I had the impression it was a fairly young baby journalist, so that shut him up. :slight_smile:

Oh and my father (75) uses the net, although he would despise Facebook things, but my mother never did take to the computer at all - faced with a keyboard, she just started fearing the wrath of the school typing teacher and muttering about the quick brown fox and the lazy dog. :frowning:

My mom waited until my father died to get a computer, but now her home is set up with a LAN, two laptops and a desk top, and all sorts of new gizmos to help her be able to see it all (she has AMD, and is now almost completely blind)

She like it because it enables her to keep in touch with friends and relations that are also older and less mobile. I expect to run into her in Facebook any moment now!

My 82 year old mom and many of her friends are on computers, doing email, Googling, writing memoirs, and so on.

I know a few folks around that age who want nothing to do with those blasted machines, but they are getting pretty scarce.

My 79 year old mother wants nothing to do with it. She says that a computer would be “just one more thing taking up space”. I try to tell her that a small laptop would take almost no space, and since my brother currently lives with her and has DSL and a wireless network she would have free net access. My brother has even offered to set her up as a user on his laptop which removes the “one more thing” objection, but she just doesn’t seem interested.

She still pays her bills by writing and mailing checks, although she has come around to the idea of automatic deductions for some of her regular bills. She still hand writes letters to various relatives around the country even though I’ve told her that should could send all of the emails she wants at no cost, and nearly everyone she writes to has email, including other people her age.

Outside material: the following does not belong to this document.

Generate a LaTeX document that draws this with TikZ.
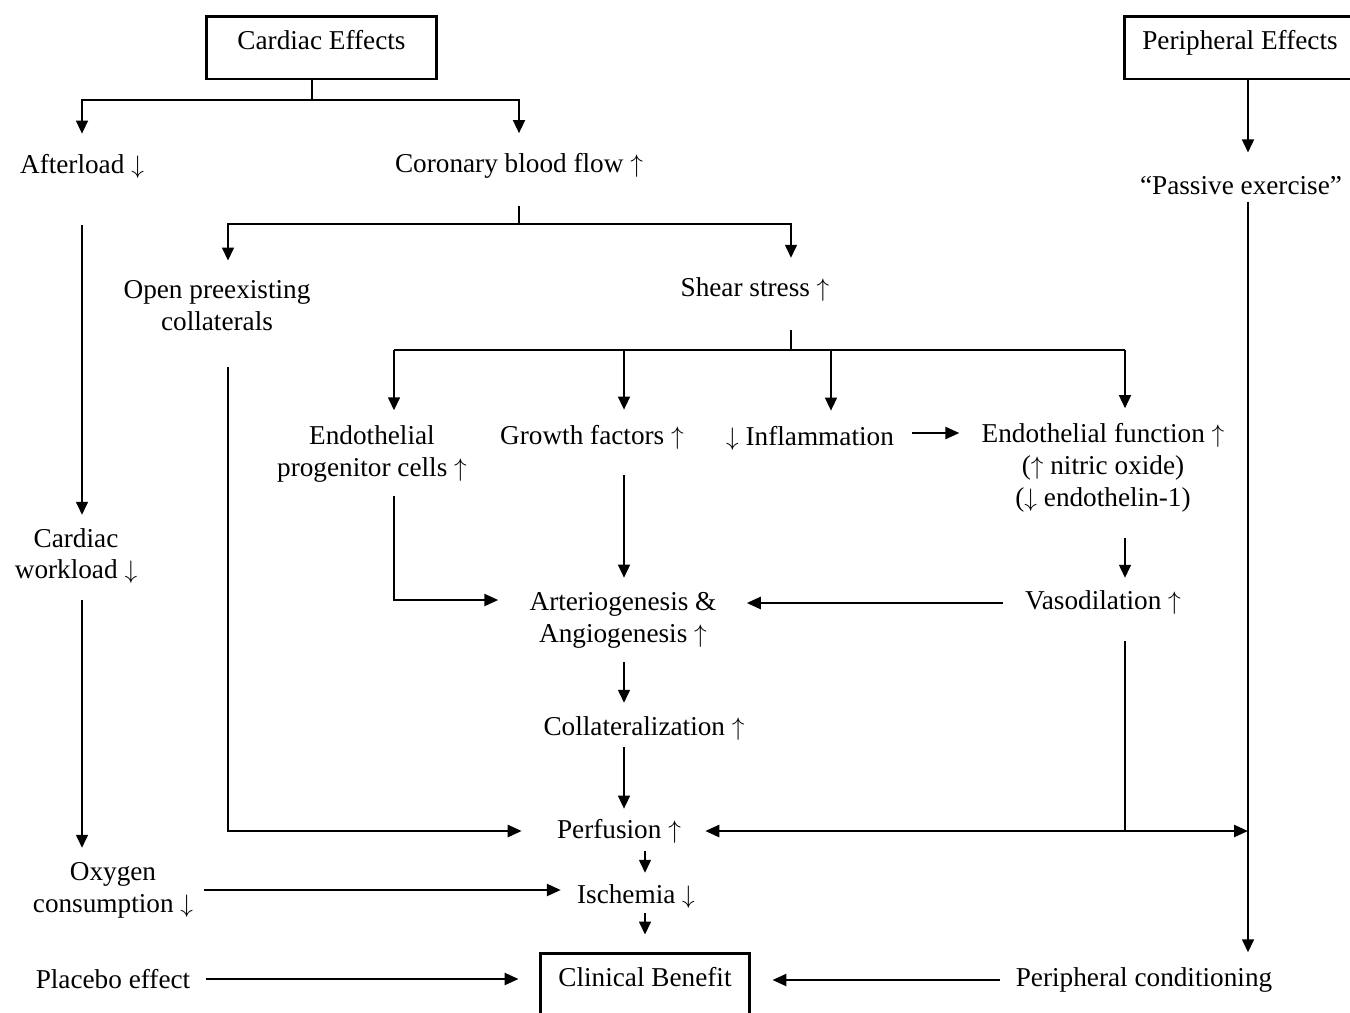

I receive email regularly from a 90 year old friend. She’s not the first in that age group to keep in touch with me through email. So much depends on their attitudes.

I’m sixty-five. I learned FORTRAN at University in the sixties. My wife is only sixty-three. She spends half her life on ebay. My mother-in-law (wife’s mum) is eighty-two. She has both a PC and a Mac. I emailed her today in response to an email she sent me. All my siblings are of a similar vintage to me. All are more than competent with IT.

I think the gray army has already discovered technology and even embraced it.

From this thread it would appears so, though the SDMB is probably not a representative sample. There is probably a class and education dimension to it as well; older people who were exposed to computers at university like you or at work in white-collar jobs are more likely to be online once they retire.

My parents (both 62) are probably more computer savvy than I am. Mom has e-mail and message board contacts all over the world, and Dad is an Excel whiz–because he has to keep track of his golf scores somewhere. My family has been pro-computer since the Christmas we opened up a big box that said “Commodore VIC 20” and I asked what the heck I was supposed to do with this? (Answer–play Hangman).

My grandmother is 87, and delights in e-mailing everybody she knows on a regular basis. I don’t know how good she is beyond that (and she seems to have some trouble with the “reply to all” option), but she’s certainly not afraid of technology.

My mother went kicking and screaming into the Internet Age, and to this day only uses it to participate in travel message boards. The e-mail system she uses at home is different from the one she uses at work, so she doesn’t e-mail from home because it confuses her. She has a facebook profile, but she refuses to use facebook because she fears people are spying on her through fb.

Mrs. Homie’s mother bought a computer, downloaded a couple of games, and hasn’t gotten on-line since.

Neither of our fathers has ever turned on a computer.